## BEGIN SUPPLIED DATA

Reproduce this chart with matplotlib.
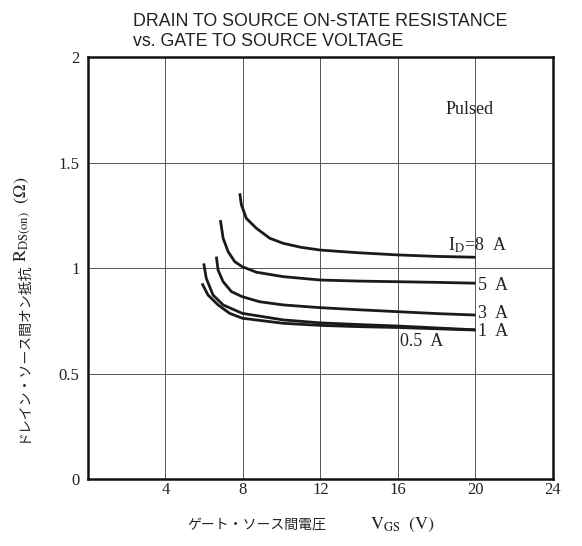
#!/usr/bin/env python3
# RDS(on) vs VGS curves, redrawn from the datasheet figure.
import matplotlib
matplotlib.use("Agg")
import matplotlib.pyplot as plt

plt.rcParams["mathtext.fontset"] = "stix"

# curves: VGS (V) -> RDS(on) (ohm)
vgs_8a = [7.84, 7.92, 8.18, 8.70, 9.39, 10.08, 11.0, 12.0, 14.0, 16.0, 18.0, 20.0]
rds_8a = [1.354, 1.30, 1.235, 1.188, 1.141, 1.117, 1.098, 1.085, 1.072, 1.062, 1.055, 1.051]

vgs_5a = [6.84, 6.98, 7.24, 7.58, 7.97, 8.70, 10.08, 12.0, 14.0, 16.0, 18.0, 20.0]
rds_5a = [1.227, 1.141, 1.077, 1.030, 1.006, 0.980, 0.959, 0.943, 0.938, 0.935, 0.932, 0.928]

vgs_3a = [6.63, 6.72, 6.98, 7.41, 7.97, 8.87, 10.08, 12.0, 14.0, 16.0, 18.0, 20.0]
rds_3a = [1.054, 0.990, 0.935, 0.888, 0.864, 0.840, 0.825, 0.812, 0.802, 0.793, 0.784, 0.777]

vgs_1a = [5.98, 6.11, 6.46, 6.98, 7.97, 10.08, 12.0, 14.0, 16.0, 18.0, 20.0]
rds_1a = [1.022, 0.951, 0.872, 0.825, 0.785, 0.754, 0.740, 0.732, 0.725, 0.716, 0.707]

vgs_05a = [5.89, 6.20, 6.72, 7.32, 7.97, 10.08, 12.0, 14.0, 16.0, 18.0, 20.0]
rds_05a = [0.927, 0.872, 0.825, 0.785, 0.762, 0.738, 0.728, 0.722, 0.718, 0.712, 0.706]

curves = [(vgs_8a, rds_8a), (vgs_5a, rds_5a), (vgs_3a, rds_3a),
          (vgs_1a, rds_1a), (vgs_05a, rds_05a)]

# curve labels: text, x, y
labels = [(r"I$_\mathrm{D}$=8  A", 18.6, 1.109), ("5  A", 20.15, 0.919),
          ("3  A", 20.15, 0.785), ("1  A", 20.15, 0.698), ("0.5  A", 16.1, 0.651)]

xticks = [0, 4, 8, 12, 16, 20, 24]
xticklabels = ["", "4", "8", "12", "16", "20", "24"]
yticks = [0, 0.5, 1, 1.5, 2]
yticklabels = ["0", "0.5", "1", "1.5", "2"]

serif = ["Liberation Serif", "DejaVu Serif"]
jp = ["Noto Sans CJK JP"]
ink = "#222"

fig = plt.figure(figsize=(5.82, 5.46), dpi=100)
ax = fig.add_axes([0.151, 0.1227, 0.799, 0.7729])

for x, y in curves:
    ax.plot(x, y, color="#1a1a1a", lw=2.0, solid_capstyle="butt")

for txt, x, y in labels:
    ax.text(x, y, txt, fontsize=13, family=serif, va="center", ha="left", color=ink)

ax.text(19.7, 1.75, "Pulsed", fontsize=13, family=serif, ha="center", va="center", color=ink)

ax.set_xlim(0, 24)
ax.set_ylim(0, 2)
ax.set_xticks(xticks)
ax.set_xticklabels(xticklabels)
ax.set_yticks(yticks)
ax.set_yticklabels(yticklabels)
ax.grid(True, color="#555", lw=0.7)
ax.tick_params(length=0, labelsize=12)
ax.tick_params(axis="x", pad=2)
ax.tick_params(axis="y", pad=6)
for lab in ax.get_xticklabels() + ax.get_yticklabels():
    lab.set_family(serif)
    lab.set_color(ink)
for s in ax.spines.values():
    s.set_linewidth(1.8)
    s.set_color("#111")

W, H = 582, 546
# x axis title: japanese part + symbol part
fig.text(187 / W, (H - 525) / H, "ゲート・ソース間電圧", family=jp, fontsize=10,
         ha="left", va="center", color=ink)
fig.text(370 / W, (H - 525) / H, r"$\mathrm{V_{GS}\ \ (V)}$", fontsize=13,
         family=serif, ha="left", va="center", color=ink)
# y axis title
fig.text(23 / W, (H - 442) / H, "ドレイン・ソース間オン抵抗", family=jp, fontsize=10,
         rotation=90, ha="center", va="bottom", color=ink)
fig.text(23 / W, (H - 262) / H, r"$\mathrm{R_{DS(on)}\ \ (\Omega)}$", fontsize=13,
         family=serif, rotation=90, ha="center", va="bottom", color=ink)

title_font = ["Liberation Sans", "DejaVu Sans"]
fig.text(133 / W, (H - 21.5) / H, "DRAIN TO SOURCE ON-STATE RESISTANCE",
         family=title_font, fontsize=12.8, ha="left", va="center", color=ink)
fig.text(133 / W, (H - 41.5) / H, "vs. GATE TO SOURCE VOLTAGE",
         family=title_font, fontsize=12.8, ha="left", va="center", color=ink)

fig.savefig("out.png", dpi=100)
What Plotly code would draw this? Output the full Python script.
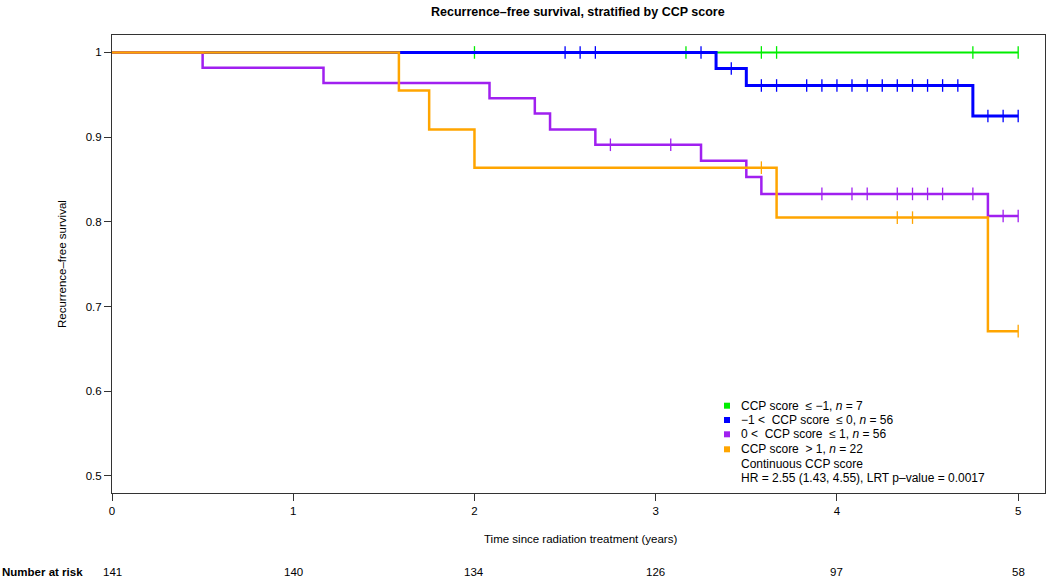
import numpy as np
import plotly.graph_objs as go

# --------------------------------------------------
# Kaplan-Meier curves (step start times / survival)
green_t = [0.0]
green_s = [1.0]
green_cens = [2.0, 3.167, 3.583, 3.667, 4.75, 5.0]

blue_t = [0.0, 3.333, 3.5, 4.75]
blue_s = [1.0, 0.981, 0.961, 0.925]
blue_cens = [2.5, 2.583, 2.667, 3.25, 3.417, 3.583, 3.667, 3.833, 3.917, 4.0,
             4.083, 4.167, 4.25, 4.333, 4.417, 4.5, 4.583, 4.667, 4.833, 4.917, 5.0]

purple_t = [0.0, 0.5, 1.167, 2.083, 2.333, 2.417, 2.667, 3.25, 3.5, 3.583, 4.833]
purple_s = [1.0, 0.982, 0.964, 0.946, 0.928, 0.909, 0.891, 0.872, 0.853, 0.833, 0.807]
purple_cens = [2.75, 3.083, 3.917, 4.083, 4.167, 4.333, 4.417, 4.5, 4.583, 4.75, 4.917, 5.0]

orange_t = [0.0, 1.583, 1.75, 2.0, 3.667, 4.833]
orange_s = [1.0, 0.955, 0.909, 0.864, 0.805, 0.671]
orange_cens = [3.583, 4.333, 4.417, 5.0]

end_time = 5.0

risk_times = [0, 1, 2, 3, 4, 5]
at_risk = [141, 140, 134, 126, 97, 58]

legend_labels = [
    "CCP score  \u2264 \u22121, <i>n</i> = 7",
    "\u22121 <  CCP score  \u2264 0, <i>n</i> = 56",
    "0 <  CCP score  \u2264 1, <i>n</i> = 56",
    "CCP score  > 1, <i>n</i> = 22",
]
colors = ['#00ee00', '#0000ff', '#a020f0', '#ffa500']
widths = [2, 3, 2.5, 2.5]

groups = [
    (green_t, green_s, green_cens),
    (blue_t, blue_s, blue_cens),
    (purple_t, purple_s, purple_cens),
    (orange_t, orange_s, orange_cens),
]

FONT = 'Liberation Sans, Arial, Helvetica, sans-serif'

traces = []
for (t, s, cens), col, w in zip(groups, colors, widths):
    x = list(t) + [end_time]
    y = list(s) + [s[-1]]
    traces.append(go.Scatter(x=x, y=y, mode='lines', line=dict(color=col, width=w, shape='hv'),
                             hoverinfo='skip', showlegend=False))
    idx = np.searchsorted(t, cens, side='right') - 1
    cy = [s[i] for i in idx]
    traces.append(go.Scatter(x=cens, y=cy, mode='markers',
                             marker=dict(symbol='line-ns', size=9, line=dict(color=col, width=1.3)),
                             hoverinfo='skip', showlegend=False))

# plot area in pixels: left 112, right 1045, top 35, bottom 493
L, R, T, B = 112, 1045, 35, 493
PW, PH = R - L, B - T


def px(xp):
    return (xp - L) / PW


def py_(yp):
    return (B - yp) / PH


annotations = [
    dict(text='<b>Recurrence\u2013free survival, stratified by CCP score</b>', x=px(578), y=py_(12),
         xref='paper', yref='paper', showarrow=False, font=dict(size=12.5, color='black'),
         xanchor='center', yanchor='middle'),
    dict(text='Recurrence\u2013free survival', x=px(62), y=py_(264), xref='paper', yref='paper',
         showarrow=False, textangle=-90, font=dict(size=11.5, color='black'),
         xanchor='center', yanchor='middle'),
    dict(text='Time since radiation treatment (years)', x=px(580), y=py_(539), xref='paper',
         yref='paper', showarrow=False, font=dict(size=11.5, color='black'),
         xanchor='center', yanchor='middle'),
    dict(text='<b>Number at risk</b>', x=px(0), y=py_(572), xref='paper', yref='paper',
         showarrow=False, font=dict(size=11.5, color='black'), xanchor='left', yanchor='middle'),
]
for t, n in zip(risk_times, at_risk):
    annotations.append(dict(text=str(n), x=t, y=py_(572), xref='x', yref='paper', showarrow=False,
                            font=dict(size=11.5, color='black'), xanchor='center', yanchor='middle'))

shapes = []
row_y = [405.7, 420, 434.3, 449.3]
for lab, col, yy in zip(legend_labels, colors, row_y):
    shapes.append(dict(type='rect', xref='paper', yref='paper',
                       x0=px(724), x1=px(730), y0=py_(yy + 3), y1=py_(yy - 3),
                       fillcolor=col, line=dict(width=0)))
    annotations.append(dict(text=lab, x=px(739), y=py_(yy), xref='paper', yref='paper',
                            showarrow=False, font=dict(size=12, color='black'),
                            xanchor='left', yanchor='middle'))
annotations.append(dict(text='Continuous CCP score', x=px(739), y=py_(464), xref='paper',
                        yref='paper', showarrow=False, font=dict(size=12, color='black'),
                        xanchor='left', yanchor='middle'))
annotations.append(dict(text='HR = 2.55 (1.43, 4.55), LRT p\u2013value = 0.0017', x=px(739),
                        y=py_(478.3), xref='paper', yref='paper', showarrow=False,
                        font=dict(size=12, color='black'), xanchor='left', yanchor='middle'))

layout = go.Layout(
    width=1050,
    height=577,
    margin=dict(l=L, r=1050 - R, t=T, b=577 - B, pad=0),
    plot_bgcolor='white',
    paper_bgcolor='white',
    font=dict(family=FONT, color='black', size=11.5),
    xaxis=dict(range=[0, 5.148], tickvals=risk_times, ticktext=[str(v) for v in risk_times],
               showgrid=False, zeroline=False, showline=True, linecolor='#333', linewidth=1,
               mirror=True, ticks='outside', ticklen=7, tickcolor='#333',
               tickfont=dict(size=11.5), automargin=False),
    yaxis=dict(range=[0.4799, 1.0206], tickvals=[0.5, 0.6, 0.7, 0.8, 0.9, 1.0],
               ticktext=['0.5', '0.6', '0.7', '0.8', '0.9', '1'],
               showgrid=False, zeroline=False, showline=True, linecolor='#333', linewidth=1,
               mirror=True, ticks='outside', ticklen=7, tickcolor='#333',
               tickfont=dict(size=11.5), automargin=False),
    annotations=annotations,
    shapes=shapes,
    showlegend=False,
)

fig = go.Figure(data=traces, layout=layout)
# the page's default body margin would push the figure 8px down/right
fig.write_html("out.html", config={'displayModeBar': False},
               post_script="document.body.style.margin='0';")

## END SUPPLIED DATA

Above are records with pictures. Reproduce exactly only the lines from the line with "What Plotly code" through the line with "end_time = 5.0", both ends included, and leave the pictures out.

What Plotly code would draw this? Output the full Python script.
import numpy as np
import plotly.graph_objs as go

# --------------------------------------------------
# Kaplan-Meier curves (step start times / survival)
green_t = [0.0]
green_s = [1.0]
green_cens = [2.0, 3.167, 3.583, 3.667, 4.75, 5.0]

blue_t = [0.0, 3.333, 3.5, 4.75]
blue_s = [1.0, 0.981, 0.961, 0.925]
blue_cens = [2.5, 2.583, 2.667, 3.25, 3.417, 3.583, 3.667, 3.833, 3.917, 4.0,
             4.083, 4.167, 4.25, 4.333, 4.417, 4.5, 4.583, 4.667, 4.833, 4.917, 5.0]

purple_t = [0.0, 0.5, 1.167, 2.083, 2.333, 2.417, 2.667, 3.25, 3.5, 3.583, 4.833]
purple_s = [1.0, 0.982, 0.964, 0.946, 0.928, 0.909, 0.891, 0.872, 0.853, 0.833, 0.807]
purple_cens = [2.75, 3.083, 3.917, 4.083, 4.167, 4.333, 4.417, 4.5, 4.583, 4.75, 4.917, 5.0]

orange_t = [0.0, 1.583, 1.75, 2.0, 3.667, 4.833]
orange_s = [1.0, 0.955, 0.909, 0.864, 0.805, 0.671]
orange_cens = [3.583, 4.333, 4.417, 5.0]

end_time = 5.0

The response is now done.